Back in March/April I decided I want to rebuild a system I had put together in 2000-2005: dual slot 2 Xeon 450mhz 2mb, 512mb ram, 4x Seagate 10k RPM drives, in an Antec (Chieftec?) beige server tower. Quickly I learned how rare the C440GX+ motherboard is now, and kicked myself hard for letting it go for nothing ~15 years go. I decided to build an L440GX setup, and maybe someday a C440GX+ would come along and I'd try to snag it. So here we go:
It came with 512mb RAM across 3 sticks, and a pair of 600mhz Katmai's. Cool, I always had an affinity for Katmai, that was the first PC I bought and built (I built earlier 486 class boxes from parts heading to the dumpster). Turns out the Antec case is now also very hard to find, so I opted for a modern glass Antec C8 case. The glass is nice, I enjoy sitting and looking at the components. Here's the system with my first set of hard drives, 4x200gb Intel S3700 SSDs. They're not period-correct, but they're Intel parts and were dirt cheap.

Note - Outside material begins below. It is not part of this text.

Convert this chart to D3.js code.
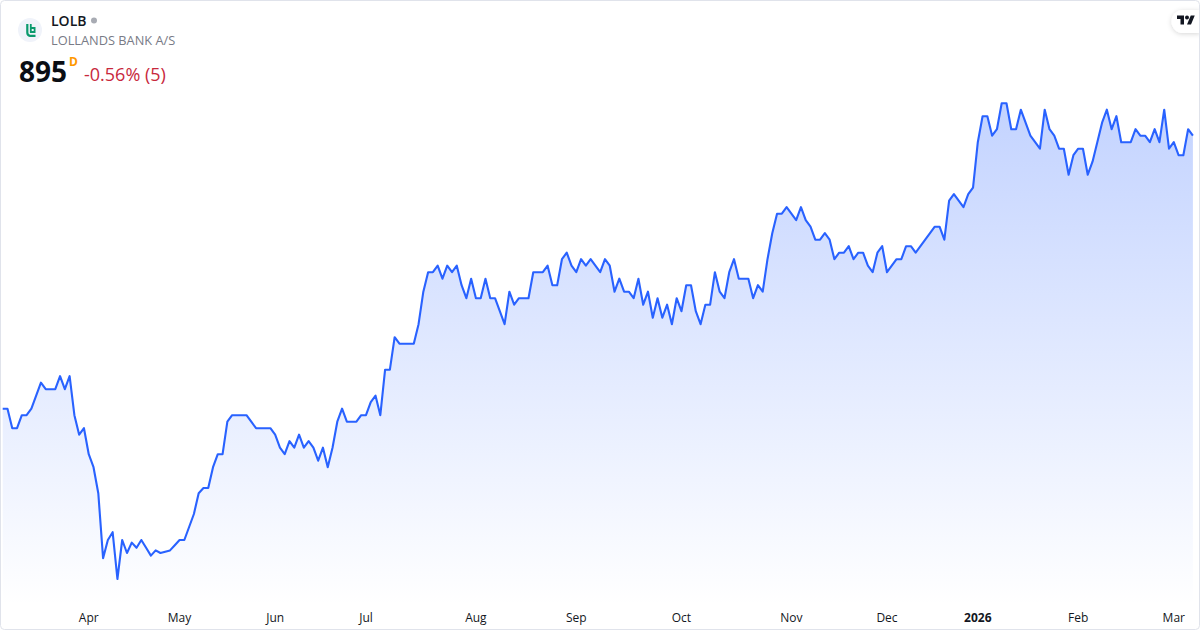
<!DOCTYPE html>
<html>
<head>
<meta charset="utf-8">
<script src="https://cdn.jsdelivr.net/npm/d3@7"></script>
<style>
html,body{margin:0;padding:0;background:#fff;overflow:hidden}
svg{display:block;font-family:"Open Sans",sans-serif}
</style>
</head>
<body>
<svg id="c" width="1200" height="630"></svg>
<script>
const prices = [
685,685,670,670,680,680,685,695,705,700,700,700,710,700,710,680,665,670,650,640,
620,570,584,590,554,584,574,582,578,584,578,572,576,574,575,576,580,584,584,594,
604,620,624,624,640,650,650,675,680,680,680,680,675,670,670,670,670,665,655,650,
660,655,665,655,660,655,645,655,640,655,675,685,675,675,675,680,680,690,695,680,
715,715,740,735,735,735,735,750,775,790,790,795,785,795,790,795,780,770,785,770,
770,785,770,770,760,750,775,765,770,770,770,790,790,790,795,780,780,800,805,795,
790,800,795,800,795,790,800,795,775,785,775,775,770,785,765,775,755,770,755,765,
750,770,760,780,780,760,750,765,765,790,775,770,790,800,785,785,785,770,780,775,
800,820,835,835,840,835,830,840,830,825,815,815,820,815,800,805,805,810,800,805,
805,795,790,805,810,790,795,800,800,810,810,805,810,815,820,825,825,815,845,850,
845,840,850,855,890,910,910,895,900,920,920,900,900,915,905,895,890,885,915,900,
895,885,885,865,880,885,885,865,875,890,905,915,900,910,890,890,890,900,895,895,
890,900,890,915,885,890,880,880,900,895];
const tickIndexes = [18,37,57,76,99,120,142,165,185,204,225,245];
const tickLabels = ["Apr","May","Jun","Jul","Aug","Sep","Oct","Nov","Dec","2026","Feb","Mar"];
const symbol = "LOLB";
const companyName = "LOLLANDS BANK A/S";
const lastPrice = "895";
const changeText = "-0.56% (5)";

const svg = d3.select("#c");
const x = d3.scaleLinear().domain([0, prices.length - 1]).range([2.7, 1192.9]);
const y = d3.scaleLinear().domain([554, 920]).range([579, 103.2]);
const baseY = 606;

const defs = svg.append("defs");
const grad = defs.append("linearGradient").attr("id","fill")
  .attr("gradientUnits","userSpaceOnUse").attr("x1",0).attr("x2",0).attr("y1",102).attr("y2",baseY);
grad.append("stop").attr("offset",0).attr("stop-color","#2962FF").attr("stop-opacity",0.28);
grad.append("stop").attr("offset",1).attr("stop-color","#2962FF").attr("stop-opacity",0);
const sh = defs.append("filter").attr("id","sh").attr("x","-30%").attr("y","-50%").attr("width","160%").attr("height","220%");
sh.append("feDropShadow").attr("dx",0).attr("dy",1).attr("stdDeviation",2.5).attr("flood-color","#000").attr("flood-opacity",0.16);

svg.append("path").datum(prices)
  .attr("fill","url(#fill)")
  .attr("d", d3.area().x((d,i)=>x(i)).y0(baseY).y1(d=>y(d)));
svg.append("path").datum(prices)
  .attr("fill","none").attr("stroke","#2962FF").attr("stroke-width",2.1).attr("stroke-linejoin","round")
  .attr("d", d3.line().x((d,i)=>x(i)).y(d=>y(d)));

const axis = d3.axisBottom(x).tickValues(tickIndexes)
  .tickFormat((d,i)=>tickLabels[i]).tickSize(0).tickPadding(0);
const ax = svg.append("g").attr("transform","translate(-0.5,618)").call(axis);
ax.select(".domain").remove();
ax.selectAll("text").attr("y",0).attr("dy","0.32em")
  .attr("font-family",'"Open Sans",sans-serif').attr("font-size",12)
  .attr("fill","#131722")
  .attr("font-weight",(d,i)=>tickLabels[i]==="2026"?700:400);

// header
svg.append("circle").attr("cx",30).attr("cy",30).attr("r",12).attr("fill","#f0f3fa");
svg.append("path").attr("d","M27.3 24V32.5Q27.3 35.5 30 35.8H35.5").attr("fill","none").attr("stroke","#0b9a6d").attr("stroke-width",2.2);
svg.append("path").attr("d","M30.8 24V32H34.6V28H30.8").attr("fill","none").attr("stroke","#0b9a6d").attr("stroke-width",1.8);
svg.append("text").attr("x",51).attr("y",25.5).attr("font-size",14).attr("font-weight",600).attr("fill","#131722").text(symbol);
svg.append("circle").attr("cx",94).attr("cy",20.5).attr("r",3).attr("fill","#a8abb3");
svg.append("text").attr("x",51).attr("y",45).attr("font-size",12.8).attr("fill","#787b86").text(companyName);
svg.append("text").attr("x",19).attr("y",82).attr("font-size",28).attr("font-weight",700).attr("fill","#0b0e14").text(lastPrice);
svg.append("text").attr("x",69).attr("y",66).attr("font-size",12).attr("font-weight",700).attr("fill","#ff9800").text("D");
svg.append("text").attr("x",84).attr("y",81).attr("font-size",18).attr("fill","#c8283c").text(changeText);

// watermark pill
svg.append("path").attr("d","M1200 10H1183A11.5 11.5 0 0 0 1183 33H1200Z").attr("fill","#fff").attr("filter","url(#sh)");
svg.append("g").attr("transform","translate(1177,13.5) scale(0.5)").attr("fill","#131722").call(g=>{
  g.append("path").attr("d","M14 22H7V11H0V4h14v18zM28 22h-8l7.5-18h8L28 22z");
  g.append("circle").attr("cx",20).attr("cy",8).attr("r",4);
});

// frame
svg.append("rect").attr("x",0.5).attr("y",0.5).attr("width",1199).attr("height",629).attr("rx",4)
  .attr("fill","none").attr("stroke","#e0e3eb");
</script>
</body>
</html>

I picked up an Adaptec 2410SA RAID controller (I never had hardware RAID before, but always wanted it), which in keeping with the Intel theme has an Intel 80302 processor on it (i960 RISC architecture!). Unfortunately the Intel SSDs were too new, they were not detected by the RAID controller.
I had to swap it out with a 3ware 9500s, which worked great with the Intel SSDs, but does not have an Intel processor on it. Here's the system with the SSDs mounted for nice viewing:
download/file.php?mode=view&id=224317
The nice thing about this case is that I keep finding unintended ways to mount things like hard drives in it so that they're visible and look good.
Next I picked up an Intel SRCU32 RAID controller (with Intel 80303 processor) and a pair of 147gb Seagate Cheetahs. I was missing the authenticity and sound of spinning disks.
Now I've got so many hard drives (6) in this system, I don't know what to do with them all. So I built another system, and bought 4 more! That's a dual socket Ivy Bridge Xeon, which will make an appearance later.